Prairie Oasis. The Omaha economy shows considerable strength. According to the On Numbers Economic Index recently created by American City Business Journals, Omaha ranked fifth in the nation as of October 2012 in “relative economic vitality.” Among its assets, according to the survey, was a low unemployment rate, recent home price appreciation, income growth, and favorable rates of private sector job growth. Indeed, according to data provided by the U.S. Bureau of Labor Statistics (BLS), the Omaha Metropolitan Statistical Area (MSA) may place itself among those metro areas nationwide in which employment has returned to pre-recession levels (that number has been growing).
There’s been no shortage of plaudits.

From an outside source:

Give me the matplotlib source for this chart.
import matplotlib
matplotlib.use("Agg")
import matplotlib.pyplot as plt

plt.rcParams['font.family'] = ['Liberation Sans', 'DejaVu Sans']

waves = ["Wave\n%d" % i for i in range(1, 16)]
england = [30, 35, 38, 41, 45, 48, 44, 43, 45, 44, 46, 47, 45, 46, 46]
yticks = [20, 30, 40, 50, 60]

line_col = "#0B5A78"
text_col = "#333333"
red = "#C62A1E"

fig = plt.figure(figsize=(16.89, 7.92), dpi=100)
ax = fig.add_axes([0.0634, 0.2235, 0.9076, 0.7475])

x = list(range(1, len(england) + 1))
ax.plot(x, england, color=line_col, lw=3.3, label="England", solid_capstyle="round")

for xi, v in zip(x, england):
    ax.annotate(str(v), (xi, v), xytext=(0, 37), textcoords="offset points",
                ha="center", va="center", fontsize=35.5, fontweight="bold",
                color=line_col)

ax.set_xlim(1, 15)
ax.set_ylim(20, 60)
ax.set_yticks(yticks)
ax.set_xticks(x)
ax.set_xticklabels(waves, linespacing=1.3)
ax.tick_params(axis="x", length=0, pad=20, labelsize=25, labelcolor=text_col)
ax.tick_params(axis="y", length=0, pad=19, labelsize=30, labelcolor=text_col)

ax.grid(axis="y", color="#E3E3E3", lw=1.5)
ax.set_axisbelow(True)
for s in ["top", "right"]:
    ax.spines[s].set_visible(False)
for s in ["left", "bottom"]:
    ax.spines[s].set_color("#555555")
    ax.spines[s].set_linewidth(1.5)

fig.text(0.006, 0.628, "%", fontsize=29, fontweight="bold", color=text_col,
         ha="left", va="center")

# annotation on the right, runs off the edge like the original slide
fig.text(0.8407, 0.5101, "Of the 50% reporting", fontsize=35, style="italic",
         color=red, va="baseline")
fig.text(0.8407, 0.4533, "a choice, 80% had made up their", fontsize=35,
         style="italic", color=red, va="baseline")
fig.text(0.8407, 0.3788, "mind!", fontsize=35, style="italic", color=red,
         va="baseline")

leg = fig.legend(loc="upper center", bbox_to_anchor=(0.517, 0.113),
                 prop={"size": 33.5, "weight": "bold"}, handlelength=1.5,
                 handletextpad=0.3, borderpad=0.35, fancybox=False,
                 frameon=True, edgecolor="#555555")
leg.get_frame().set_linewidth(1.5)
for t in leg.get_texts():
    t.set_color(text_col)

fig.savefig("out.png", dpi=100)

Earlier this year, for example, Forbes ranked Omaha seventh on its list of Best Cities for Jobs and, in June, placed the metro area 11th in its Best Places for Business and Careers rankings. “Here in Nebraska right now, we have one of the top 10 economies nationwide,” an executive at the Omaha office of the Kansas City Federal Reserve informed The Omaha World-Herald in September. “Our 4.0% unemployment rate is second lowest in the nation. We’re ninth nationwide in personal income growth.” On the other hand, the same executive reminds World-Herald readers, while the Nebraska economy has outperformed the nation during recessions since the Second World War, “economic expansion here begins to sag… when the rest of the nation begins to recover.”

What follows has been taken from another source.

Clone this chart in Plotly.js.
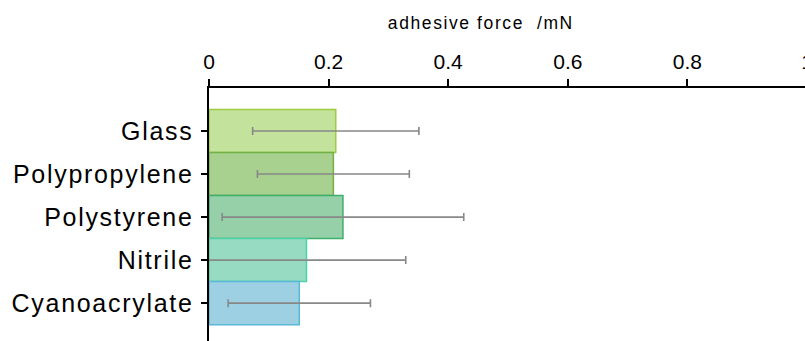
<!DOCTYPE html>
<html>
<head>
<meta charset="utf-8">
<script src="https://cdn.plot.ly/plotly-3.0.1.min.js"></script>
<style>
html,body{margin:0;padding:0;overflow:hidden;background:#fff;}
#chart{width:820px;height:341px;}
#chart .ytick text{letter-spacing:1.7px;}
#chart .annotation-text{letter-spacing:1.6px;}
</style>
</head>
<body>
<div id="chart"></div>
<script>
const categories = ["Glass", "Polypropylene", "Polystyrene", "Nitrile", "Cyanoacrylate"];
const forces = [0.212, 0.208, 0.224, 0.163, 0.151];
const errors = [0.139, 0.127, 0.202, 0.166, 0.119];
const xTicks = [0, 0.2, 0.4, 0.6, 0.8, 1];
const xTickLabels = ["0", "0.2", "0.4", "0.6", "0.8", "1"];
const xTitle = "adhesive force  /mN";
const fillColors = ["#c3e29c", "#a8d08f", "#96d0a9", "#97dbc2", "#9dd0e3"];
const lineColors = ["#9dcc3e", "#72b245", "#3daf6d", "#4fd0a9", "#58b8d5"];

const trace = {
  type: "bar",
  orientation: "h",
  y: categories,
  x: forces,
  marker: {color: fillColors, line: {color: lineColors, width: 1.5}},
  error_x: {type: "data", array: errors, visible: true, color: "#888888", thickness: 1.6, width: 4},
  width: 1,
  hoverinfo: "skip"
};

const FONT = "Liberation Sans, Arial, sans-serif";
const layout = {
  width: 820,
  height: 341,
  margin: {l: 209, r: 13, t: 88, b: 0, pad: 0},
  paper_bgcolor: "#ffffff",
  plot_bgcolor: "#ffffff",
  showlegend: false,
  bargap: 0,
  font: {family: FONT, color: "#000"},
  annotations: [{
    text: xTitle, xref: "paper", yref: "paper", x: 0.455, y: 1.255,
    xanchor: "center", yanchor: "middle", showarrow: false,
    font: {size: 17.5, family: FONT, color: "#000"}
  }],
  xaxis: {
    side: "top",
    range: [0, 1],
    tickvals: xTicks,
    ticktext: xTickLabels,
    ticks: "outside",
    ticklen: 7,
    tickwidth: 2,
    tickcolor: "#000",
    ticklabelstandoff: 1,
    showline: true,
    linewidth: 2.5,
    linecolor: "#000",
    showgrid: false,
    zeroline: false,
    tickfont: {size: 21, family: FONT, color: "#000"}
  },
  yaxis: {
    type: "category",
    range: [4.88, -1.0],
    ticks: "outside",
    ticklen: 6,
    tickwidth: 2.5,
    tickcolor: "#000",
    showline: true,
    linewidth: 2.5,
    linecolor: "#000",
    showgrid: false,
    zeroline: false,
    ticklabelstandoff: 2,
    tickfont: {size: 25, family: FONT, color: "#000"}
  }
};

Plotly.newPlot("chart", [trace], layout, {displayModeBar: false, staticPlot: true});
</script>
</body>
</html>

For the moment, at any rate, the data are highly favorable. According to BLS data, total non-farm employment, as noted, has returned to and now exceeds pre-recession levels. Preliminary data for August 2012 show a 1,100-job (0.2%) margin over the total recorded four years earlier. Two factors are at work—the MSA’s relatively shallow dip due to the recession (compared with the nation) and strong recent job creation. Thus, employment per the latest August was up 9,300 jobs (2.0%) from 12 months prior and was up 12,200 jobs (2.6%) over 24 months. The additional good news embedded in these figures is the increase in the pace of job creation indicated for the latter 12-month span—at a time in which a slowdown in job growth was common across the country. Gains, moreover, are spread across most major employment sectors. Included is a large, 2,200-job (3.3%) 12-month gain in the centrally important Professional and Business Services sector. BLS data also indicate significant employment growth in the Education and Health Services, Manufacturing and in Construction sectors as well.

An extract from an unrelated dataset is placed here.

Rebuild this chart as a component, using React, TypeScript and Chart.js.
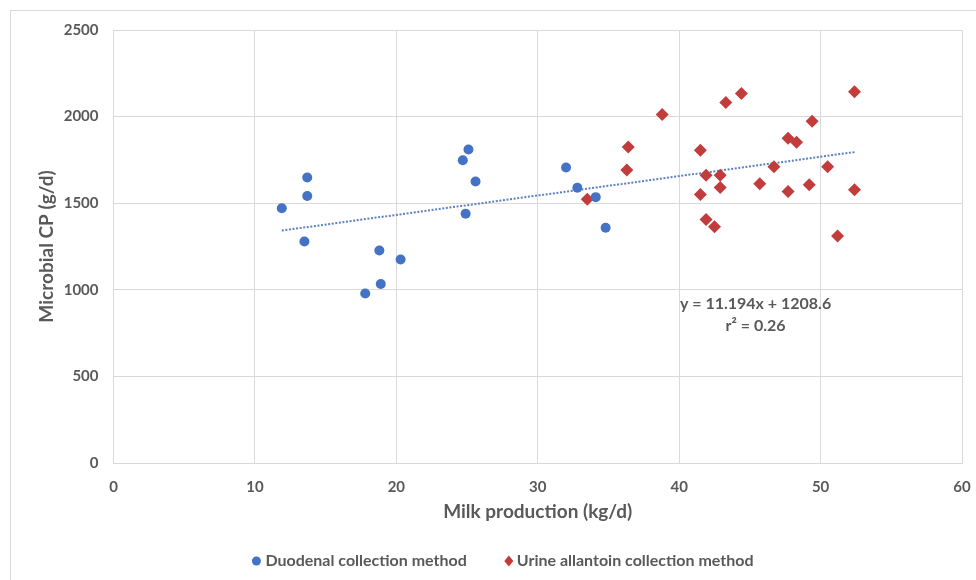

As indicated, favorable signs are apparent in the local housing market. According to Omaha Area Board of Realtors and Great Plains Realtors MLS, 8,891 residential sales (new and existing combined) were completed through the first three quarters of 2012, up 16.8% year-over-year. At 17,239, the average number of homes placed up for sale during the period was down 3.9%. At $169,488, the average selling price year-to-date was up 4.2%. According to the U.S. Bureau of the Census, the 2,414 residential units permitted for construction in the local MSA during the first eight months of the year were up 33.2% from the comparable span of 2011. Of the latest total, 1,603 were for detached single-family homes, a gain of 8.5%.